Dice Fermí Santamaría, nacido en Tarifa (Cádiz) en 1954, que después de cuarenta y tres años en Cataluña, “nunca” se ha sentido “marginado por la lengua o despreciado por ser andaluz”. La prueba de todo ello es, siempre según él, que ahora es alcalde de un pequeño pueblo de Gerona. El pueblo es Llagostera, tiene poco más de ocho mil habitantes y lleva siendo gobernado por Fermí desde 2007.

Fermí, que supongo fue bautizado Fermín por sus padres y que, supongo también, se cambió el nombre tras su llegada a Cataluña, se afilió a Convergència Democràtica de Catalunya en 1979. Cuando le preguntaron cuál es su país favorito, Fermí respondió Cataluña. Cuando le preguntaron cuál es su canción favorita, Fermí respondió Els segadors. Cuando le preguntaron cuál es su libro favorito, Fermí respondió que las memorias de Jordi Pujol. Es de suponer que su comida preferida será la butifarra con mongetes, su baile preferido la sardana y su equipo de toda la vida, el Barça. Fermí siempre ha dado la respuesta correcta cuando el que le ha preguntado era nacionalista y parece sorprenderse mucho cuando alguien le dice que hay ciertos, minúsculos, problemas de convivencia en Cataluña.

Ese Jordi Pujol al que tanto admira nuestro alcalde es, por cierto, el mismo Jordi Pujol que en 1958, cuando Fermí tenía cuatro años, opinaba así de los andaluces como él: “El hombre andaluz no es un hombre coherente, es un hombre anárquico. Es un hombre destruido (…), es, generalmente, un hombre poco hecho, un hombre que hace cientos de años que pasa hambre y vive en un estado de ignorancia y de miseria cultural, mental y espiritual”.

El hombre Fermín, estigmatizado como incoherente, anárquico, destruido, poco hecho, hambriento, ignorante y misérrimo cultural, mental y espiritualmente, llegó a Cataluña en los años setenta e hizo lo que habría hecho cualquiera en su situación: afiliarse al partido del cacique local que le despreciaba, comprarse sus memorias y leérselas con devoción mariana, jurarle fidelidad eterna a los principios del movimiento e intentar hacer carrera a partir de ahí sin levantar jamás la voz en contra del pensamiento dominante. La historia acaba bien. Fermín se ganó la vida como empresario del transporte hasta que en 2007 fue elegido alcalde de su pueblo y, más tarde, vicepresidente de la Asociación Catalana de Municipios.

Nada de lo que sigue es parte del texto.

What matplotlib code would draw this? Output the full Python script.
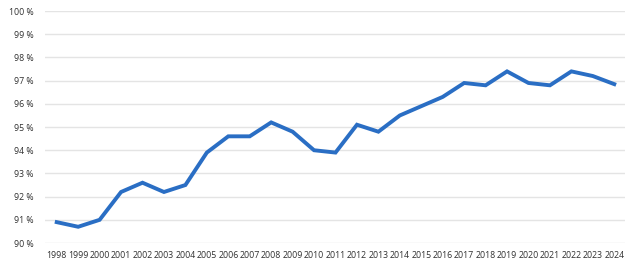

Fermí es uno más de los catalanes de origen foráneo que están siendo utilizados en la nueva fase de la propaganda nacionalista como ejemplo de aquínopasanadismo. Obviamente, la experiencia de Fermí habría sido diferente si en vez de afiliarse al partido hegemónico de la derecha nacionalista se hubiera afiliado al PP o a Ciudadanos. Pero eso no cambia lo esencial. Y lo esencial es que como Fermí hay miles de catalanes.

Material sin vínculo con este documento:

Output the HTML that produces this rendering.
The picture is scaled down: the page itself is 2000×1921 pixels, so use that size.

Son catalanes que jamás han levantado la voz. Que jamás se han significado en público. Que jamás han dicho nada que pudiera molestar a la casta dominante. Que responden “puta” cuando alguien les dice “España”. Que sostienen que España no es una democracia. Que opinan que el PP es un partido de ultraderecha. Que chillan, hiperventilados, que Ciudadanos es racista por pedir que el nacionalismo deje de toquetear a los niños catalanes. Que callaron cuando les dijeron que sus hijos no podrían estudiar en castellano. Que pagaron con una sonrisa la multa por rotular su negocio en el idioma que se les antojó. Que dieron las gracias cuando vieron a la casta política dominante laminar los derechos de la oposición en el Parlamento los pasados 6 y 7 de septiembre. Que ven anticatalanismo hasta en el último titular de la última columna del último diario regional salmantino pero que no se sorprenden cuando ven que en las series de TV3 los únicos personajes que hablan castellano son las putas, los delincuentes y el inmigrante “integrado”. Es decir el sumiso.

Esos catalanes andan ahora intentando convencerse a sí mismos de que en Cataluña no pasa nada. “¡Cómo va a venir alguien de fuera a decirme a mí, que nací en Salamanca y vivo en Barcelona, que en Cataluña existe discriminación!”. Eso lo dicen mientras juzgan a España, a la democracia española, al Estado de derecho, a la Constitución, a los ciudadanos españoles y hasta a la Unión Europea en pleno desde su torre panóptica de marfil de Barcelona.

Nadie negará, eso sí, que han captado el mensaje a la primera. También el Tío Tom lo pilló rápido en la novela de Harriet Beecher Stowe.